Время склоняло всех, в том числе и Михаила Зенкевича, к политике, к кругу общественных наук. Его же, как, впрочем, и некоторых других поэтов, тянуло совсем в другую сторону. Жизнь его была нелегкой. В ней было немало скрытого, затаенного, непроявленного противостояния существующему режиму. Много лет Михаил Зенкевич прожил под знаком катастрофы. Его друзей и соратников по акмеизму постигла трагическая участь: Николай Гумилев в 1921 году был расстрелян, Осипа Мандельштама преследовали и в конце концов загубили так, что и могилы его не отыскать. Анна Ахматова, хотя и не была репрессирована, перенесла адовы страдания и может быть признана великомученицей русской литературы. Владимира Нарбута, человека и поэта, наиболее близкого Михаилу Зенкевичу, подвергли остракизму. Их последователи и ученики, оставшиеся на воле, каждый день ждали ареста. Долгое испытание страхом выпало на долю и Михаила Зенкевича. Какой запас человеческой прочности и мужества должен быть, чтобы выстоять и остаться собой в этой унижающей достоинство мрачной атмосфере безвременщины!
Но Михаил Зенкевич знал, что второе имя поэзии — свобода. И здесь важно кратко проследить творческий путь поэта.
Первые его стихи стали регулярно появляться с 1908 г. на страницах петербургских журналов «Весна», «Современный мир», «Образование», «Заветы» и других. Об этом самом раннем периоде творчества осталось мало письменных свидетельств. Единственный критический отзыв — редакционная заметка в журнале «Весна» (1908, № 7) в разделе «Почтовый ящик»:
В Леконте де Лиле Зенкевича поразила мощь в изображении первобытной природы.
Глубокая человечность отличает миросозерцание Зенкевича. Он любит кровеносные сосуды, он тело земли мыслит как тело человека…
Отзывы на «Дикую порфиру» были многочисленны, но не однозначны. Книга пришлась по вкусу одним, у других вызвала противоречивые чувства, третьим внушила глубокий интерес к поэту. Иные же полагали, что в «Дикой порфире» возможности автора реализовались не полностью, и, возлагая на даровитого поэта большие надежды, ждали его новых книг.
При разрозненных отзывах, которые требуют особо пристального анализа, наметились линии дискуссионные, наиболее четко проявившиеся у Валерия Брюсова и Вячеслава Иванова. Оба столпа русского символизма ревниво приглядывались к новой поэтической поросли. Отклики двух поэтов старшего по отношению к Михаилу Зенкевичу поколения носят, несомненно, полемический характер. Это оправдывает более полное цитирование их статей.

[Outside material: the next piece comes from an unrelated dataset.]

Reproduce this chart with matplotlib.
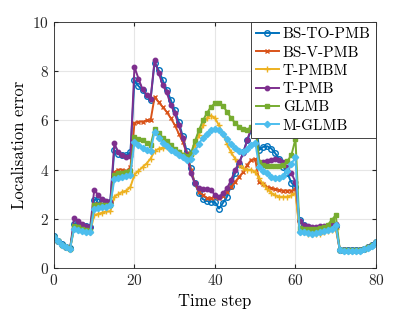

В обзорной статье «Сегодняшний день русской поэзии» (1912) В. Брюсова, считавшегося высоким судьей всех стихотворных начинаний, сказано: «Хотелось бы приветствовать молодого поэта с этими попытками вовлечь в область поэзии темы научные, методами искусства обработать те вопросы, которые считаются пока исключительным достоянием исследований рассудочных. Но чтобы подобное творчество имело свое значение, надобно, чтобы оно не довольствовалось повторением научных данных, а давало нечто свое, новое. Поэт во всеоружии знания должен силой творческой интуиции указывать пути вперед, давать новый синтез за теми пределами, на которых останавливается ученый. Все это еще не под силу г. Зенкевичу, и большею частью он довольствуется пересказом известных данных о „допотопных“ чудовищах, о металлах и т. д. Не выработан и язык поэта, который слишком любит шумиху громких слов, думая, вероятно, что они лучше выразят „стихийность“. В действительности воображение решительно отказывается что-либо представить, когда ему предлагают строфы вроде следующих: И в таинствах земных религий Миражем кровяных паров Маячат вихревые сдвиги Твоих кочующих миров.

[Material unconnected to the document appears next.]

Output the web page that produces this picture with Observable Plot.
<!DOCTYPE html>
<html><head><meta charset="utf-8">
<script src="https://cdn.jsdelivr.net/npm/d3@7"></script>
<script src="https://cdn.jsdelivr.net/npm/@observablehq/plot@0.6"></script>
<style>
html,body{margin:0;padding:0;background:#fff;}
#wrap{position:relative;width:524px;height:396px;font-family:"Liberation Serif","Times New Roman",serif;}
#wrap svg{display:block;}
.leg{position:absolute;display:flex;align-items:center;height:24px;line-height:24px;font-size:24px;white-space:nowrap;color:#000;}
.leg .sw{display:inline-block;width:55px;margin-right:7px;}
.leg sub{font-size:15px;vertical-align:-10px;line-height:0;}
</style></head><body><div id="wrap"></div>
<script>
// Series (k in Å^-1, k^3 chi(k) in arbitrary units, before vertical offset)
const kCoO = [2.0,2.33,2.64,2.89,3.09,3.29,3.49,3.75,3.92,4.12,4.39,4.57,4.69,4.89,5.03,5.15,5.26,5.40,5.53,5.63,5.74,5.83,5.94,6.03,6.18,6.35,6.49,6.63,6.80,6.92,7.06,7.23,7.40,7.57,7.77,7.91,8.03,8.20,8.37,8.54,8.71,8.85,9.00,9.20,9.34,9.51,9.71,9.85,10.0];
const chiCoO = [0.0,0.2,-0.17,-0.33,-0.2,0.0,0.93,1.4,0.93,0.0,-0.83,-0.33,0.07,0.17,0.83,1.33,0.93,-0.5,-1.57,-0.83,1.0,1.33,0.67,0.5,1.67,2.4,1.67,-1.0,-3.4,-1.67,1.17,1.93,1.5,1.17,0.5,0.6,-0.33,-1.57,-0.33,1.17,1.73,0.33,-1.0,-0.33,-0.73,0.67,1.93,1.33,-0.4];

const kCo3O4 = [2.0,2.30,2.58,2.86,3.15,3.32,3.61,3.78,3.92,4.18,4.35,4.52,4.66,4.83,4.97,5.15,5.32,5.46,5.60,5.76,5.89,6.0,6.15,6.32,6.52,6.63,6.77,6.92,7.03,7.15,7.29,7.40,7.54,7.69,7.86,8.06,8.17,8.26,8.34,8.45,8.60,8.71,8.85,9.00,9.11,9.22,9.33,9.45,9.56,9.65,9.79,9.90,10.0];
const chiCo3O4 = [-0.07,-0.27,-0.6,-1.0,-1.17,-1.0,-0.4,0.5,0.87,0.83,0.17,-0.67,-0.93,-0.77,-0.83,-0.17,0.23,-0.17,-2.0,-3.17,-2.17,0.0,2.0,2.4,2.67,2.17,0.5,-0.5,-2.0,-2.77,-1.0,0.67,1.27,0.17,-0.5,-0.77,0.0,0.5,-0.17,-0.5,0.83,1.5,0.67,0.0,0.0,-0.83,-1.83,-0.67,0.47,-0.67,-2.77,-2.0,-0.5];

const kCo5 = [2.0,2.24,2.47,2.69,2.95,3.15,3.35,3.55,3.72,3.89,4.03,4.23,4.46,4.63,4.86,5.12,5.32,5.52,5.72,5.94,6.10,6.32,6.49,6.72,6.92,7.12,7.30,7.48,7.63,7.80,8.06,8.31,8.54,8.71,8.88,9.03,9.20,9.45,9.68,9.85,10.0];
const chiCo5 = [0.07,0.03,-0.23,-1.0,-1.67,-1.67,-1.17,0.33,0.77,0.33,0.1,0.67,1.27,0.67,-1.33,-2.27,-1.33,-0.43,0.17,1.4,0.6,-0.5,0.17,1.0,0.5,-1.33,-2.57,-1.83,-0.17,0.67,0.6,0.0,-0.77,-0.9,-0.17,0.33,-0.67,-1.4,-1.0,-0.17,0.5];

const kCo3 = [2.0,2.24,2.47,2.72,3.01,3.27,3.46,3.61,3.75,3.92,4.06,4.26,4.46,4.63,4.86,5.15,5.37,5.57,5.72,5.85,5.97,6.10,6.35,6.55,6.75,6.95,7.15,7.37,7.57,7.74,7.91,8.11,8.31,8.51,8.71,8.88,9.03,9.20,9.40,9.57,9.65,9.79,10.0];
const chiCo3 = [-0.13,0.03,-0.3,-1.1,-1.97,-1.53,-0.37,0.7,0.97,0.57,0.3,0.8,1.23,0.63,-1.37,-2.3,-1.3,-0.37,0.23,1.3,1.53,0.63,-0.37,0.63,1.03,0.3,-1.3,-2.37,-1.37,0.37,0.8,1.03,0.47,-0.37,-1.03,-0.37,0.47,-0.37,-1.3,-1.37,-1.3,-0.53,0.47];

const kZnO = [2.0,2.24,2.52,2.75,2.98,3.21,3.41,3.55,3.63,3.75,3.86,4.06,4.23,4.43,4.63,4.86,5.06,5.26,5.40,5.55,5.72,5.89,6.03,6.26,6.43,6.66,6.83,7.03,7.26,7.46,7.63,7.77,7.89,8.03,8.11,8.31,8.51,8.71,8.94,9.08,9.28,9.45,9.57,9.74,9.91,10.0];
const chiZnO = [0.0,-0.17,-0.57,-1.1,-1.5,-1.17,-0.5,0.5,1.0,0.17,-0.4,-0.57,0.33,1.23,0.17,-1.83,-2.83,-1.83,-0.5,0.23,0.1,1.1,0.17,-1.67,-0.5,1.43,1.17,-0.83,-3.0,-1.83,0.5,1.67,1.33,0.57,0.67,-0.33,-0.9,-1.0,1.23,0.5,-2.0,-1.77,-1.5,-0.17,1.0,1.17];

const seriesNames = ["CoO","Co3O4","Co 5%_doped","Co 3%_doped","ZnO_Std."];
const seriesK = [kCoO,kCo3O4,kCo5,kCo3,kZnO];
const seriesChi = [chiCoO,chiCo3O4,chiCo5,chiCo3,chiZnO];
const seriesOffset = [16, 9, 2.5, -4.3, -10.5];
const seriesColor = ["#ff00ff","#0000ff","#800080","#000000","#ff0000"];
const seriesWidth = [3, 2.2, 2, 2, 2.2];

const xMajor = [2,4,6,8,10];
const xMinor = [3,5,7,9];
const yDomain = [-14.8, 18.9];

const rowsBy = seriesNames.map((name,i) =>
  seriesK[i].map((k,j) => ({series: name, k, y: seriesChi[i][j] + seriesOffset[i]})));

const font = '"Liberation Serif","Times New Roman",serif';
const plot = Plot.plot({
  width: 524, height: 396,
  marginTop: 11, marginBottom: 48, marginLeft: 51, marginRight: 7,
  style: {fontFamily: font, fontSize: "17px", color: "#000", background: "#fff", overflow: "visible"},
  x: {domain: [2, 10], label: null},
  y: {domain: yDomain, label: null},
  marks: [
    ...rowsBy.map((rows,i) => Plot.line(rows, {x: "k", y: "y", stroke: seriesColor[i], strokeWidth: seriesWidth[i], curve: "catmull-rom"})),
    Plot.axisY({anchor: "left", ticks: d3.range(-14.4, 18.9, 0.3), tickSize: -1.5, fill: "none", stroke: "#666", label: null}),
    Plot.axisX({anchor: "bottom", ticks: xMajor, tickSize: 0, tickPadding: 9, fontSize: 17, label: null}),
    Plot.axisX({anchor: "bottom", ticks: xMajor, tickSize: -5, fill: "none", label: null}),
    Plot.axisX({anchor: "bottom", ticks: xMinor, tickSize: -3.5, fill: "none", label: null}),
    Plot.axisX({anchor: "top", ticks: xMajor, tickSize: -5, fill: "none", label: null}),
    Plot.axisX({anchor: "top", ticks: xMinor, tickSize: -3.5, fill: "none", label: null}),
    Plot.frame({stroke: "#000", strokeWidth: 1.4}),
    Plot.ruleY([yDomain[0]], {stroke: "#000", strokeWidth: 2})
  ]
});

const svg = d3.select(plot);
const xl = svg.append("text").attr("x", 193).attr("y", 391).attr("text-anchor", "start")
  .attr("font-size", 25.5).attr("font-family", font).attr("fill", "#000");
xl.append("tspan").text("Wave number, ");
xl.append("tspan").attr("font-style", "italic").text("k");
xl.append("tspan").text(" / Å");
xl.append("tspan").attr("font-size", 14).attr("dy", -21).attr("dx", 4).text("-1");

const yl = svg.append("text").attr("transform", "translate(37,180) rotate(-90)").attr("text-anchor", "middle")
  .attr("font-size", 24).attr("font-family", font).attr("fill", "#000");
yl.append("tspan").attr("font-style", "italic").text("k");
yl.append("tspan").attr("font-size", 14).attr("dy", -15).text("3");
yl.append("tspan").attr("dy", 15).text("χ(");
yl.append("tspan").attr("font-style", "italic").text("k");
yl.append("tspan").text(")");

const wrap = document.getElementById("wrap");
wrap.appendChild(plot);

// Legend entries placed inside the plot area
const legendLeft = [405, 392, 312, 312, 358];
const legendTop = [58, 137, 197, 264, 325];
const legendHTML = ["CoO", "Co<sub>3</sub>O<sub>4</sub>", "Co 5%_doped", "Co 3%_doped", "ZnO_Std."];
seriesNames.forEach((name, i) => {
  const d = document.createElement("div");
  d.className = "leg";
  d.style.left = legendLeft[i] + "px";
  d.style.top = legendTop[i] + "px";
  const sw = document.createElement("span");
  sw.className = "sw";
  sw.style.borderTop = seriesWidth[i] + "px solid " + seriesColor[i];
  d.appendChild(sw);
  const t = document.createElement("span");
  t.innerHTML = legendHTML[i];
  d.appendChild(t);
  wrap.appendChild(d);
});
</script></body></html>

Тем не менее, эта часть книги г. Зенкевича остается наиболее интересной, так как в ней он пытается внести что-то новое в русскую поэзию. В стихах, посвященных современности, он продолжает быть не шаблонным, местами интересным, но в них слишком много надуманности, нет легкого взлета подлинной поэзии».

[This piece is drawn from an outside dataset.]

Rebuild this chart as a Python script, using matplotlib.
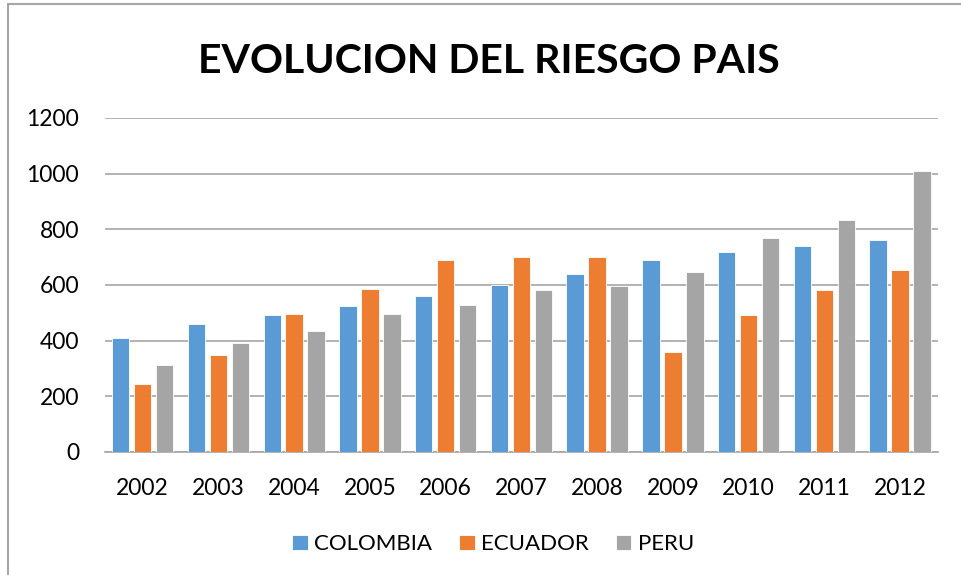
import matplotlib.pyplot as plt
import numpy as np
from matplotlib.patches import Rectangle

years = ['2002', '2003', '2004', '2005', '2006', '2007', '2008', '2009', '2010', '2011', '2012']
colombia = [410, 459, 492, 526, 560, 600, 638, 690, 717, 738, 762]
ecuador = [243, 347, 495, 587, 688, 701, 700, 360, 492, 580, 655]
peru = [311, 392, 436, 494, 528, 582, 596, 648, 769, 834, 1010]

plt.rcParams['font.family'] = ['Lato', 'DejaVu Sans']

fig = plt.figure(figsize=(9.62, 5.75), dpi=100)
ax = fig.add_axes([0.109, 0.214, 0.866, 0.581])

x = np.arange(len(years))
w = 0.23
step = 0.29
ax.bar(x - step, colombia, w, color='#5B9BD5', label='COLOMBIA', edgecolor='white', linewidth=0.6, zorder=3)
ax.bar(x, ecuador, w, color='#ED7D31', label='ECUADOR', edgecolor='white', linewidth=0.6, zorder=3)
ax.bar(x + step, peru, w, color='#A5A5A5', label='PERU', edgecolor='white', linewidth=0.6, zorder=3)

ax.set_xlim(-0.5, len(years) - 0.5)
ax.set_ylim(0, 1200)
ax.set_yticks(range(0, 1201, 200))
ax.set_xticks(x)
ax.set_xticklabels(years)
ax.grid(axis='y', color='#a6a6a6', linewidth=1.2, zorder=0)
for s in ['top', 'right', 'left']:
    ax.spines[s].set_visible(False)
ax.spines['bottom'].set_color('#a6a6a6')
ax.spines['bottom'].set_linewidth(1.2)
ax.tick_params(axis='both', length=0, labelsize=16.5)
ax.tick_params(axis='x', pad=19)
ax.tick_params(axis='y', pad=18.5)

fig.text(0.508, 0.893, 'EVOLUCION DEL RIESGO PAIS', ha='center', va='center',
         fontsize=29.5, fontweight='bold')

ax.legend(loc='center', bbox_to_anchor=(0.466, -0.277), ncol=3, frameon=False,
          fontsize=16, handlelength=0.7, handleheight=0.7, handletextpad=0.3,
          columnspacing=1.2)

# chart border
fig.patches.append(Rectangle((0.008, -0.01), 1.1, 1.003, transform=fig.transFigure,
                             fill=False, edgecolor='#a6a6a6', linewidth=1.5))

plt.savefig('out.png', dpi=100)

Вызывает удивление быстрота откликов на книгу и сопутствующая ей быстрота полемики откликающихся на нее. Мы невероятно отстали от мастеров 10-х годов нашего века.
В качестве возражения Брюсову Вячеслав Иванов дал свою характеристику «Дикой порфиры» в обзорной статье «Marginalia»: «Живо заинтересовала меня книга стихов Зенкевича „Дикая порфира“ (изд. „Цеха поэтов“, СПБ. 1912); и так как Валерий Брюсов („Русская мысль“, июль, „Сегодняшний день русской поэзии“), приветствуя автора, тем не менее, дает более холодную оценку его книги, чем какой она, по моему мнению, заслуживает, мне хочется высказать по ее поводу несколько замечаний.
Мне кажется она доказательством возможностей крупного дарования. Сила, строгость и самостоятельная звучность стиха примечательны, контуры и замысла, и словесного воплощения обличают большую самобытность, преодолевающую подчинение образцам.